I am still in New York, still in the apartment that NYU has made available to me in a high rise building in Greenwich Village. My apartment is on the 13th floor.
This morning when I turned on my computer and went to the internet, I saw a news headline that made me blink. "Man Glued to Toilet Seat Sues Home Depot."
Goodness, I thought; a man glued to a toilet seat must feel pretty stupid.
Then I decided to see if there was a place in this building to do laundry. I have been in New York now for seven days. I need to do laundry.
So, carrying a bag of dirty laundry, I took the elevator down to the basement and walked down a long corridor and found a large well-lit room with laundry machines, and indeed three women in there industriously folding clothes.
Aha. I put my dirty laundry into a washing machine and then looked around to find a machine to give me change. There isn't one, because this is modern-day laundry...you use a special card that you buy from a machine. Okay. I can do that. I stand looking at the card-buying machine, and realize that it takes 5, 10, or 20 dollar bills. I open my wallet. All I have are $20 bills.
Okay. Is it worth $20 to me to do laundry? I decide yes. I insert a $20. The machine rejects it, spits it back out.
One of the clothes-folding women comes over to see what my problem is. Ah: female bonding! She speaks no English.
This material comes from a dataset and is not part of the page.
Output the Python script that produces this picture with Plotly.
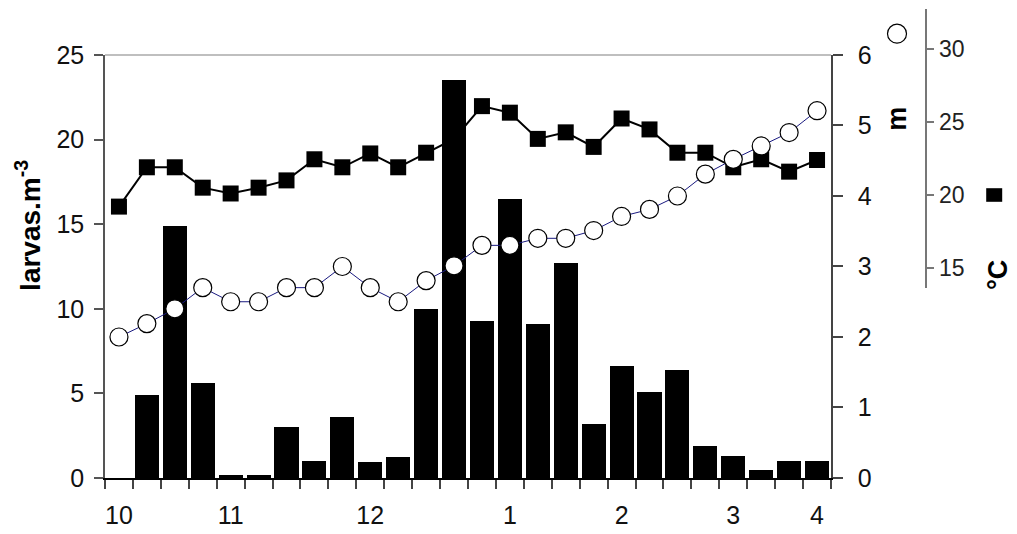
import plotly.graph_objects as go

# ---- data ----
months = ["10", "11", "12", "1", "2", "3", "4"]
month_pos = [0, 4, 9, 14, 18, 22, 25]
larvae = [0, 4.9, 14.9, 5.6, 0.2, 0.2, 3.0, 1.0, 3.6, 0.95, 1.25, 10.0, 23.5,
          9.3, 16.5, 9.1, 12.7, 3.2, 6.6, 5.1, 6.4, 1.9, 1.3, 0.5, 1.0, 1.0]
depth_m = [2.00, 2.19, 2.40, 2.70, 2.50, 2.50, 2.70, 2.70, 3.00, 2.70, 2.50, 2.80, 3.01,
           3.30, 3.30, 3.40, 3.40, 3.51, 3.71, 3.81, 4.00, 4.31, 4.52, 4.71, 4.90, 5.21]
temp_c = [19.2, 21.9, 21.9, 20.5, 20.1, 20.5, 21.0, 22.45, 21.9, 22.85, 21.9, 22.9, 23.85,
          26.1, 25.65, 23.85, 24.3, 23.3, 25.25, 24.5, 22.9, 22.9, 21.9, 22.45, 21.6, 22.4]
temp_ticks = [15, 20, 25, 30]
samples = list(range(len(larvae)))

FONT = "Liberation Sans, Arial, sans-serif"
XD = 0.80488      # x-domain end (plot area right edge)
YD = 0.90192      # main y-domain top

fig = go.Figure()
# temperature (drawn first, beneath bars)
fig.add_trace(go.Scatter(
    x=samples, y=temp_c, yaxis="y", mode="lines+markers",
    line=dict(color="black", width=2),
    marker=dict(symbol="square", size=16, color="black"),
    showlegend=False, cliponaxis=False))
# larvae bars
fig.add_trace(go.Bar(
    x=samples, y=larvae, yaxis="y2", width=0.86,
    marker=dict(color="black", line=dict(color="#333", width=0)),
    showlegend=False))
# depth
fig.add_trace(go.Scatter(
    x=samples, y=depth_m, yaxis="y3", mode="lines+markers",
    line=dict(color="#1a1a80", width=1),
    marker=dict(symbol="circle", size=18, color="white",
                line=dict(color="black", width=1.2)),
    showlegend=False, cliponaxis=False))

tickfont = dict(family=FONT, size=25, color="#111")

fig.update_layout(
    width=1017, height=534,
    margin=dict(l=97, r=18, t=1, b=64, autoexpand=False),
    paper_bgcolor="white", plot_bgcolor="rgba(0,0,0,0)",
    font=dict(family=FONT, color="#111"),
    bargap=0,
    xaxis=dict(
        domain=[0, XD], range=[-0.5, 25.5], anchor="y2", automargin=False,
        tickmode="array", tickvals=month_pos, ticktext=months,
        ticks="", ticklabelstandoff=14, tickfont=tickfont,
        minor=dict(tickmode="array", tickvals=[i - 0.5 for i in range(27)],
                   ticks="outside", ticklen=9, tickcolor="#444", tickwidth=1.5,
                   showgrid=False),
        showline=True, linecolor="black", linewidth=1.5,
        showgrid=False, zeroline=False),
    yaxis=dict(
        domain=[0.40512, 1], range=[13.61, 32.77], anchor="free", automargin=False,
        position=0.90987, side="right",
        tickmode="array", tickvals=temp_ticks,
        tickprefix="\u2002\u2009",
        ticks="outside", ticklen=8, tickcolor="#777", tickwidth=1.5,
        tickfont=dict(family=FONT, size=23, color="#222"),
        showline=True, linecolor="#777", linewidth=1.5,
        showgrid=False, zeroline=False),
    yaxis2=dict(
        domain=[0, YD], range=[0, 25], anchor="x", side="left", automargin=False,
        tickmode="linear", tick0=0, dtick=5,
        ticks="outside", ticklen=9, tickcolor="#555", tickwidth=1.5,
        ticklabelstandoff=5, tickfont=tickfont,
        showline=True, linecolor="#555", linewidth=1.5,
        showgrid=False, zeroline=False),
    yaxis3=dict(
        overlaying="y2", anchor="x", side="right", range=[0, 6], automargin=False,
        tickmode="linear", tick0=0, dtick=1,
        ticks="outside", ticklen=10, tickcolor="#444", tickwidth=1.5,
        ticklabelstandoff=10, tickfont=tickfont,
        showline=True, linecolor="#444", linewidth=1.5,
        showgrid=False, zeroline=False),
)

# axis titles
fig.add_annotation(text="<b>larvas.m<sup>-3</sup></b>", xref="paper", yref="paper",
                   x=-0.0855, y=0.5394, textangle=-90, showarrow=False,
                   xanchor="center", yanchor="middle",
                   font=dict(family=FONT, size=28, color="black"))
fig.add_annotation(text="<b>m</b>", xref="paper", yref="paper",
                   x=0.8777, y=0.7655, textangle=-90, showarrow=False,
                   xanchor="center", yanchor="middle",
                   font=dict(family=FONT, size=27, color="black"))
fig.add_annotation(text="<b>°C</b>", xref="paper", yref="paper",
                   x=0.9900, y=0.4328, textangle=-90, showarrow=False,
                   xanchor="center", yanchor="middle",
                   font=dict(family=FONT, size=27, color="black"))

# top border of plot area
fig.add_shape(type="line", xref="paper", yref="paper", x0=0, x1=XD, y0=YD, y1=YD,
              line=dict(color="#aaa", width=1.5))
# legend keys
fig.add_shape(type="circle", xref="paper", yref="paper",
              xsizemode="pixel", ysizemode="pixel",
              xanchor=0.87805, yanchor=0.94733, x0=-9.5, x1=9.5, y0=-9.5, y1=9.5,
              line=dict(color="black", width=1.2), fillcolor="white")
fig.add_shape(type="rect", xref="paper", yref="paper",
              xsizemode="pixel", ysizemode="pixel",
              xanchor=0.98581, yanchor=0.60341, x0=-8, x1=8, y0=-6.8, y1=6.8,
              line=dict(color="black", width=0), fillcolor="black")

fig.write_html("out.html")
But it is clear, as I take out another $20, that she thinks I am nuts for using twenty dollar bills. She points to the place on the machine that says clearly $5.
I shrug. Got no $5. A different $20 works, and now I have a laundry card. She rolls her eyes and walks away and talks in another language - Portuguese, maybe - to the two other woman. Clearly they all think I am stupider than...well, than a man glued to a toilet seat.
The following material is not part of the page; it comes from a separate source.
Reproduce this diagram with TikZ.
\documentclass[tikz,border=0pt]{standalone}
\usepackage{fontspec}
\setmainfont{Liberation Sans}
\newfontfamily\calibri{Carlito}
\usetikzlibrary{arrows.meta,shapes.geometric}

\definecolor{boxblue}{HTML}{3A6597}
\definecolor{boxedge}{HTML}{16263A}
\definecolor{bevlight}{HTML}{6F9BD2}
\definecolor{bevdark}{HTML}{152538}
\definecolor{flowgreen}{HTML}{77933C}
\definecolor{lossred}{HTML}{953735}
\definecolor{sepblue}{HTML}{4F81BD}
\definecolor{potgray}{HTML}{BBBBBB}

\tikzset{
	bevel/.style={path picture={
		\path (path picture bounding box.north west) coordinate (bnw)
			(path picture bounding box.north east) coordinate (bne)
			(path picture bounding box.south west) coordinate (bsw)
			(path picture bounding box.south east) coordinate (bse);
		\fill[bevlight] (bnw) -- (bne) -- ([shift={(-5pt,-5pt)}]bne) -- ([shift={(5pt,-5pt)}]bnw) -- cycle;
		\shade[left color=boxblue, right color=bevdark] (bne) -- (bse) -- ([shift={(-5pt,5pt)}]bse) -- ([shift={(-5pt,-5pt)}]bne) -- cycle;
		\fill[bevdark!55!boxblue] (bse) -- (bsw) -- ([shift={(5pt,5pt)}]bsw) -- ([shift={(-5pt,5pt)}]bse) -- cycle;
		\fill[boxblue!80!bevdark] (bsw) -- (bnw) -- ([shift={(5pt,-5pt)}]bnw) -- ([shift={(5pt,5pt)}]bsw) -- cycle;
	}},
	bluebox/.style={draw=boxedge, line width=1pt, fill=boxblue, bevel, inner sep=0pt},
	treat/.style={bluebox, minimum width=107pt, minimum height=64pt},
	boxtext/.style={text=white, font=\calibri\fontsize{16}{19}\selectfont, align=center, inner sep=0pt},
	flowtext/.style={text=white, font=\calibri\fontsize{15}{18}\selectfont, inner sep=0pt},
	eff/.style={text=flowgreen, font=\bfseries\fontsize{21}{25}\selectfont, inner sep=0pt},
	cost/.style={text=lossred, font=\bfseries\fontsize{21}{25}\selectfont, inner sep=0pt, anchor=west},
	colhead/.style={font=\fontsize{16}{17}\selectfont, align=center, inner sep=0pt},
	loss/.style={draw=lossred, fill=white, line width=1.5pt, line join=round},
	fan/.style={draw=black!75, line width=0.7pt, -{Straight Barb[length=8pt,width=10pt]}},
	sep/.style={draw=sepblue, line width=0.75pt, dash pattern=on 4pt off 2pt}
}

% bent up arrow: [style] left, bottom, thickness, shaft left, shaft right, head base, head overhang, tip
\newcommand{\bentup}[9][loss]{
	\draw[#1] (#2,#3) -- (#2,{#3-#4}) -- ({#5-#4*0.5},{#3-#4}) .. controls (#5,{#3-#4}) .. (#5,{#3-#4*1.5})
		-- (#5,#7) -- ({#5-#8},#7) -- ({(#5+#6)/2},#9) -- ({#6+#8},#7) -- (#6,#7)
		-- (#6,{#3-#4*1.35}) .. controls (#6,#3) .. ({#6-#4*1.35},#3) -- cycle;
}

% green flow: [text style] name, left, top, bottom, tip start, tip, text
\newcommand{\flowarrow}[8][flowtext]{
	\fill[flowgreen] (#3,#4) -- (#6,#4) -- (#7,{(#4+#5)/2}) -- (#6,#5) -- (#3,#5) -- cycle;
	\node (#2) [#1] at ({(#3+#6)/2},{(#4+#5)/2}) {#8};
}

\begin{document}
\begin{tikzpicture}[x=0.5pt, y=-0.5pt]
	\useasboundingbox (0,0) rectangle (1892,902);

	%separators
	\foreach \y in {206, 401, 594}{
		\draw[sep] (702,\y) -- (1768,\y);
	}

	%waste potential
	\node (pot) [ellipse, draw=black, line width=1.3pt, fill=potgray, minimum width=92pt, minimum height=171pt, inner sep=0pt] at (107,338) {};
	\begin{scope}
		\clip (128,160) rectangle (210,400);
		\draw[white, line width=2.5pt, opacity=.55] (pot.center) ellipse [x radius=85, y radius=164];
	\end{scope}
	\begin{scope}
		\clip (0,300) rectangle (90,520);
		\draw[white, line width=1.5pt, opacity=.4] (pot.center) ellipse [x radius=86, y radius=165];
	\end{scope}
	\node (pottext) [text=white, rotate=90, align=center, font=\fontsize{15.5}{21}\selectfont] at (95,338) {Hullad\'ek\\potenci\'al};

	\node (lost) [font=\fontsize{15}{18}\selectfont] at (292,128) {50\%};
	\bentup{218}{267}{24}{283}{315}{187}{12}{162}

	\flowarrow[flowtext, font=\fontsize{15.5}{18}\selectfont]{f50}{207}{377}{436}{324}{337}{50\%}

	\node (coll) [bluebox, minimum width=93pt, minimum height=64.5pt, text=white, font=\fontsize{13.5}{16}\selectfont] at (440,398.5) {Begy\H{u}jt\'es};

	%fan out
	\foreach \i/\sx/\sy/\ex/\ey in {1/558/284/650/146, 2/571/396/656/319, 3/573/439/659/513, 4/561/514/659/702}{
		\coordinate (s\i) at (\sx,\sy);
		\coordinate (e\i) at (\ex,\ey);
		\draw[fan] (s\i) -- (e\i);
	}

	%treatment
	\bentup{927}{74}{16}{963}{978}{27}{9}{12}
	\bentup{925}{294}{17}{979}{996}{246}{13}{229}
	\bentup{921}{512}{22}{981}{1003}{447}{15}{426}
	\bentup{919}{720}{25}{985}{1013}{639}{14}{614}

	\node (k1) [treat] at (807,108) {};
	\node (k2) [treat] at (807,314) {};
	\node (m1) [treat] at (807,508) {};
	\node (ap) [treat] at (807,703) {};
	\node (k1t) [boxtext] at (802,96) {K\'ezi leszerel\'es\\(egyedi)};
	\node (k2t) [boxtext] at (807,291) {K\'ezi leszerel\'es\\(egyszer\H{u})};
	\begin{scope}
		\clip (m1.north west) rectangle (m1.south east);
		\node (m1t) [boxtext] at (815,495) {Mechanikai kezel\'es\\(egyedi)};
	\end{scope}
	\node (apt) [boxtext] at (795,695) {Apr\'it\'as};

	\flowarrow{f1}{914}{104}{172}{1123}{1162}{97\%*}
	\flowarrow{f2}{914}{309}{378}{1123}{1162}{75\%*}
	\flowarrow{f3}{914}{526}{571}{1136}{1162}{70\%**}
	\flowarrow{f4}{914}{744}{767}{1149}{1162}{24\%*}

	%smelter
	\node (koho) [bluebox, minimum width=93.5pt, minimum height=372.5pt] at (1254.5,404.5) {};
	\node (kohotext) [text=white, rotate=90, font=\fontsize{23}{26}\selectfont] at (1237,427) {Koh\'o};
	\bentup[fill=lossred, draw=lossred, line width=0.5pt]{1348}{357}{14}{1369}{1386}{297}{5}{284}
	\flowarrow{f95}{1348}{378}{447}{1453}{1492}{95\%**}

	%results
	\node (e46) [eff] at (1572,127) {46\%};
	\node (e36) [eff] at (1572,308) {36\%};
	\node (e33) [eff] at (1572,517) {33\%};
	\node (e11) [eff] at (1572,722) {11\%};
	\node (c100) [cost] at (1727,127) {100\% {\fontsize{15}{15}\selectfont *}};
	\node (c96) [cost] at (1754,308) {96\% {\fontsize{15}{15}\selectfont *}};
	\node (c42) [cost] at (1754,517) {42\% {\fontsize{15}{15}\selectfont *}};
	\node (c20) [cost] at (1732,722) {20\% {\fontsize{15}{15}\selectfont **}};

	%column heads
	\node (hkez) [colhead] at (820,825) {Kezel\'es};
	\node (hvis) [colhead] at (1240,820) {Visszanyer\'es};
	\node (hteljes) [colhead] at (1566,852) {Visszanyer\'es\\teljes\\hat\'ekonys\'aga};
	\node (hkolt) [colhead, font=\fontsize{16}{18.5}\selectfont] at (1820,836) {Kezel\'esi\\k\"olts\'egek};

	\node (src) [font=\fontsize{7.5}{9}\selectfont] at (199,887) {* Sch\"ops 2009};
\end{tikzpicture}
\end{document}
But now I have a card. I try to read the instructions on top of the washing machine but they have been obliterated and marred by age and overuse. I do see, however, that there is a little door to open and put in detergent. I have no detergent. There is no detergent-dispensing machine in the room.
The women are watching me. With contempt, I think. The creepy words of the old Holly Near song come to my mind... "And the junta...the junta" These women have formed a junta, I think. They hate me. I am a blond woman who has just casually put a $20 bill in a machine. They will overthrow me first chance they get.
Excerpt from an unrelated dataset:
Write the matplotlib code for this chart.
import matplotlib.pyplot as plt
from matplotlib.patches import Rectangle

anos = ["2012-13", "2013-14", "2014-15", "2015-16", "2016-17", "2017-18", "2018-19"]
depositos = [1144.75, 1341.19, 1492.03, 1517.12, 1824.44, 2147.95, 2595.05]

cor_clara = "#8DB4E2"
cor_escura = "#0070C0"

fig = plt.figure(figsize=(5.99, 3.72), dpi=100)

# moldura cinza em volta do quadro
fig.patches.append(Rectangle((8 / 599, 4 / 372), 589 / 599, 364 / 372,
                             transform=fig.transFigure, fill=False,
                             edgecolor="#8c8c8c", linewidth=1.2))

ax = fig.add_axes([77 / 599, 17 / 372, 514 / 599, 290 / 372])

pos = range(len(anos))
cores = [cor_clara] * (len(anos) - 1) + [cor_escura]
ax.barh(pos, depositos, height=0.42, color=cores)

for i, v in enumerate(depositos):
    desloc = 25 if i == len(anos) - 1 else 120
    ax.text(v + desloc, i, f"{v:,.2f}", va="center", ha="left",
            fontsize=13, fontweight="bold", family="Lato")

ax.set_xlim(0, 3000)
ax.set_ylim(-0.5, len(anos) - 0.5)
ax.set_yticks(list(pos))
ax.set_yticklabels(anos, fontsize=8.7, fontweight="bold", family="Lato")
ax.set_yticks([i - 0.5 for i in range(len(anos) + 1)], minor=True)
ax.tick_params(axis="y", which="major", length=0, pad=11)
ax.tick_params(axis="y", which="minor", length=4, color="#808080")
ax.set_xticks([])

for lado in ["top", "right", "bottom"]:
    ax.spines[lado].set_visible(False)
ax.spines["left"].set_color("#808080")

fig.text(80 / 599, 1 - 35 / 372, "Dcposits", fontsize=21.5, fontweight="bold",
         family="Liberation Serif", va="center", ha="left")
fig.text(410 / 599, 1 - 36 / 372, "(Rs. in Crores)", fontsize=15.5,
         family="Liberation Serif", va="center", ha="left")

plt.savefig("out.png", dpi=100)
But one of them offers me detergent form her large bottle. I thank her...overly profusely....and pour a glug of detergent into my machine, fool with the card slot and the dials, inserting my card several times, probably each time paying another $1.50, but finally the machine starts and tells me that it is going to run for 38 minutes.
I flee back to my apartment. I wait 35 minutes, return to the basement, and my machine...it is #41, (a number I remembered because it was my sister's high school boyfriend's football jersey number)...tells me it has 2 minutes to run still.
I wander around around, reading the instructions on the driers, so I'll be ready; then I sit on a bench and wait. The clothes-folding ladies are gone. I am alone.
The machine now says 0 minutes, and I go over and open it up.
It is empty.
****
I find my clothes: dry, unwashed, in Machine #40.
I am now back in my apartment, waiting out the 38 minutes for Machine #40, in which my laundry is now being washed without detergent. What the heck. Maybe water is enough.